• [PROVIDED MATERIAL]:
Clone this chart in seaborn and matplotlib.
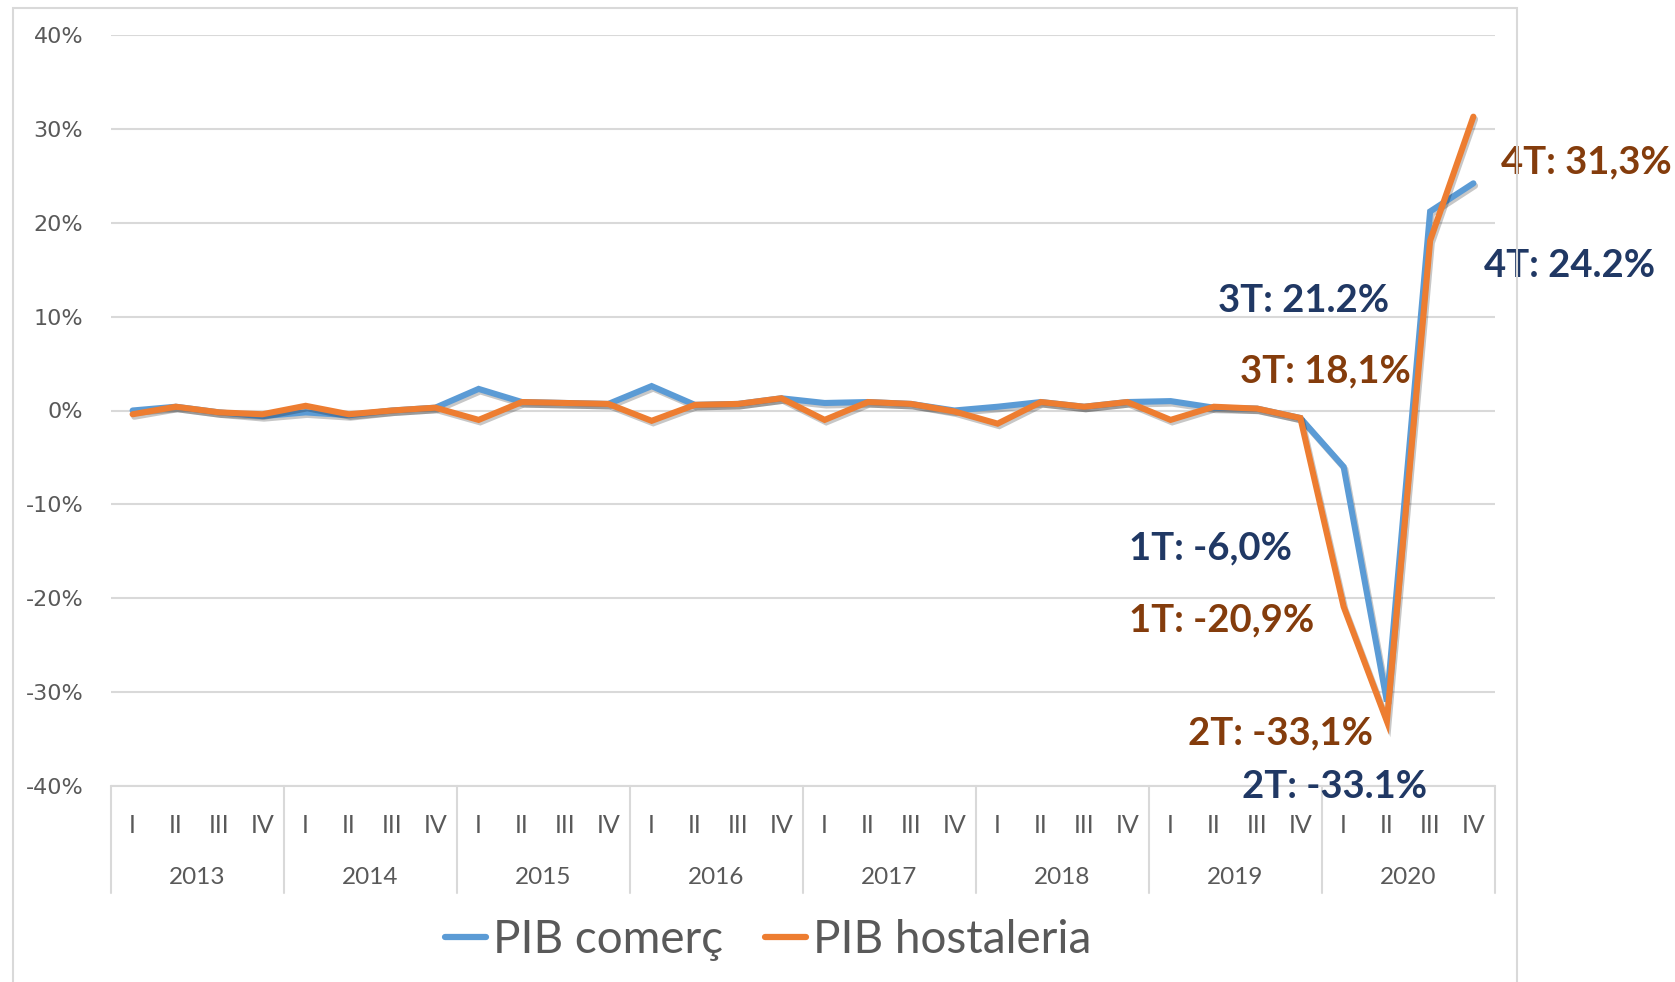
import matplotlib
matplotlib.use("Agg")
import matplotlib.pyplot as plt
import matplotlib.patheffects as pe
from matplotlib.patches import Rectangle
from matplotlib.lines import Line2D
import matplotlib.transforms as mtransforms
import seaborn as sns
import pandas as pd
import numpy as np

# ---------------- data ----------------
years = ["2013", "2014", "2015", "2016", "2017", "2018", "2019", "2020"]
quarters = ["I", "II", "III", "IV"]
pib_comerc = [0.0, 0.4, -0.2, -0.6, -0.2, -0.5, 0.0, 0.3,
              2.3, 0.9, 0.8, 0.7, 2.6, 0.6, 0.7, 1.3,
              0.8, 0.9, 0.7, 0.0, 0.4, 0.9, 0.4, 0.9,
              1.0, 0.3, 0.2, -0.8, -6.0, -31.0, 21.2, 24.2]
pib_hostaleria = [-0.4, 0.4, -0.2, -0.4, 0.5, -0.4, 0.0, 0.3,
                  -1.0, 0.9, 0.8, 0.7, -1.1, 0.6, 0.7, 1.3,
                  -1.0, 0.9, 0.7, -0.1, -1.4, 0.9, 0.4, 0.9,
                  -1.0, 0.4, 0.2, -0.8, -20.9, -33.1, 18.1, 31.3]
series_names = ["PIB comerç", "PIB hostaleria"]
annot_texts = ["3T: 21.2%", "3T: 18,1%", "4T: 31,3%", "4T: 24.2%",
               "1T: -6,0%", "1T: -20,9%", "2T: -33,1%", "2T: -33.1%"]
annot_series = [0, 1, 1, 0, 0, 1, 1, 0]
annot_pos = [(25.1, 11.7), (25.6, 4.2), (31.64, 26.4), (31.24, 15.4),
             (23.04, -14.7), (23.04, -22.4), (24.4, -34.4), (25.65, -40.1)]

colors = ["#5B9BD5", "#ED7D31"]
text_colors = ["#203864", "#843C0C"]

n = len(pib_comerc)
idx = np.arange(n)
df = pd.DataFrame({
    "x": np.concatenate([idx, idx]),
    "value": pib_comerc + pib_hostaleria,
    "series": [series_names[0]] * n + [series_names[1]] * n,
})

# ---------------- figure ----------------
sns.set_theme(style="white")
plt.rcParams["font.family"] = ["DejaVu Sans"]

W, H = 1675, 982
fig = plt.figure(figsize=(W / 100, H / 100), dpi=100)
ax = fig.add_axes([111 / W, (H - 786) / H, (1495 - 111) / W, (786 - 35) / H])

# outer chart frame
fig.patches.append(Rectangle((13 / W, -0.01), (1517 - 13) / W, (974 / H) + 0.01,
                             transform=fig.transFigure, fill=False,
                             edgecolor="#D9D9D9", linewidth=1.5))

shadow = [pe.SimpleLineShadow(offset=(1.2, -1.8), shadow_color="black", alpha=0.22),
          pe.Normal()]
sns.lineplot(data=df, x="x", y="value", hue="series", palette=colors,
             linewidth=4.4, ax=ax, legend=False, sort=False)
for ln in ax.get_lines():
    ln.set_path_effects(shadow)
    ln.set_solid_joinstyle("miter")

ax.set_xlim(-0.5, n - 0.5)
ax.set_ylim(-40, 40)
ax.set_yticks(np.arange(-40, 41, 10))
ax.set_yticklabels([f"{v}%" for v in range(-40, 41, 10)], fontsize=16, color="#595959")
ax.yaxis.grid(True, color="#D9D9D9", linewidth=1.5)
ax.set_axisbelow(True)
for s in ax.spines.values():
    s.set_visible(False)
ax.tick_params(axis="y", length=0, pad=20)

# x axis: quarters and years
ax.set_xticks(idx)
ax.set_xticklabels(quarters * len(years), fontsize=18, color="#595959", family="Lato")
ax.tick_params(axis="x", length=0, pad=20)
ax.set_xlabel("")
ax.set_ylabel("")

trans = mtransforms.blended_transform_factory(ax.transData, ax.transAxes)
ax_h_px = 786 - 35
bottom_frac = -(893 - 786) / ax_h_px
ax.add_line(Line2D([-0.5, n - 0.5], [0, 0], transform=trans, color="#D9D9D9",
                   linewidth=1.5, clip_on=False))
for k in range(len(years) + 1):
    xb = k * 4 - 0.5
    ax.add_line(Line2D([xb, xb], [0, bottom_frac], transform=trans, color="#D9D9D9",
                       linewidth=1.5, clip_on=False))
for k, yr in enumerate(years):
    ax.text(k * 4 + 1.5, -(877 - 786) / ax_h_px, yr, transform=trans, ha="center",
            va="center", fontsize=17.5, color="#595959", family="Lato")

# annotations
for t, si, (px, py) in zip(annot_texts, annot_series, annot_pos):
    ax.text(px, py, t, ha="left", va="center", fontsize=27.5, fontweight="bold",
            color=text_colors[si], family="Lato", clip_on=False)

# legend
handles = [Line2D([0], [0], color=c, linewidth=4.5) for c in colors]
fig.legend(handles, series_names, loc="center", bbox_to_anchor=(768 / W, (H - 940) / H),
           ncol=2, frameon=False, handlelength=0.9, handletextpad=0.15,
           columnspacing=0.9, prop={"family": "Lato", "size": 33}, labelcolor="#595959")

fig.savefig("out.png", dpi=100)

• [WHAT THE EXERCISE ASKS]: Emit the lines of the material exactly, from its first line to the line containing "import numpy as np", inclusive; leave every picture out.

• [CORRECT RESULT]:
Clone this chart in seaborn and matplotlib.
import matplotlib
matplotlib.use("Agg")
import matplotlib.pyplot as plt
import matplotlib.patheffects as pe
from matplotlib.patches import Rectangle
from matplotlib.lines import Line2D
import matplotlib.transforms as mtransforms
import seaborn as sns
import pandas as pd
import numpy as np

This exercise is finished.